The Federal Reserve said Thursday that household net worth increased $1.5 trillion in the first quarter to $81.8 trillion. The gain was driven by higher home prices, which boosted Americans’ home values $758 billion. A rising, if choppy, stock market pushed up stock and mutual fund holdings $361 billion.

Checking account balances, pensions plan assets and retirement savings, such as 401(k)s, also rose.

The Fed’s figures aren’t adjusted for population growth or inflation. And the wealth is flowing mainly to affluent Americans: Roughly 10 percent of households own about 80 percent of stocks.

Since the first quarter ended, stock and home prices have risen further, boosting household wealth even higher.

Still, the rise in wealth could benefit the broader economy.
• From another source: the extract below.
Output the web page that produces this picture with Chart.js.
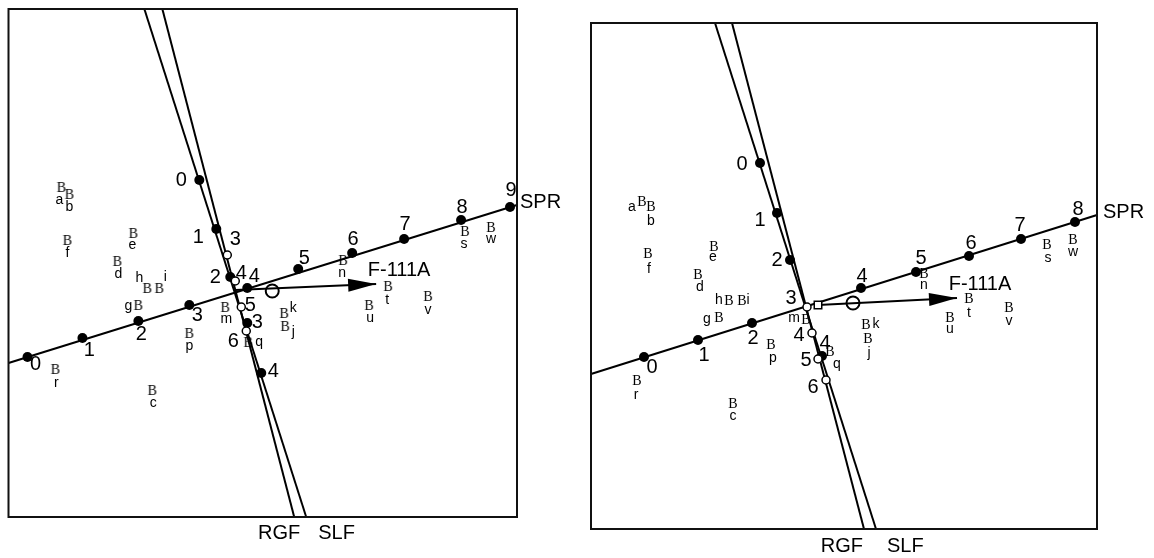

Consumers who feel richer because of larger stock portfolios or rising home values typically spend more.

Household wealth, or net worth, reflects the value of homes, stocks, bank accounts and other assets minus mortgages, credit cards and other debts.

The Great Recession battered Americans’ net worth. Overall wealth fell to $55.6 trillion in the first quarter of 2009, 19 percent below the pre-recession peak of $68.8 trillion.

Since then, a surging stock market and rising home prices have rebuilt the lost wealth and pushed it to new highs. That’s given many people more confidence to borrow. Total household debt rose 2 percent in the first quarter, mostly because of rising student and auto loans.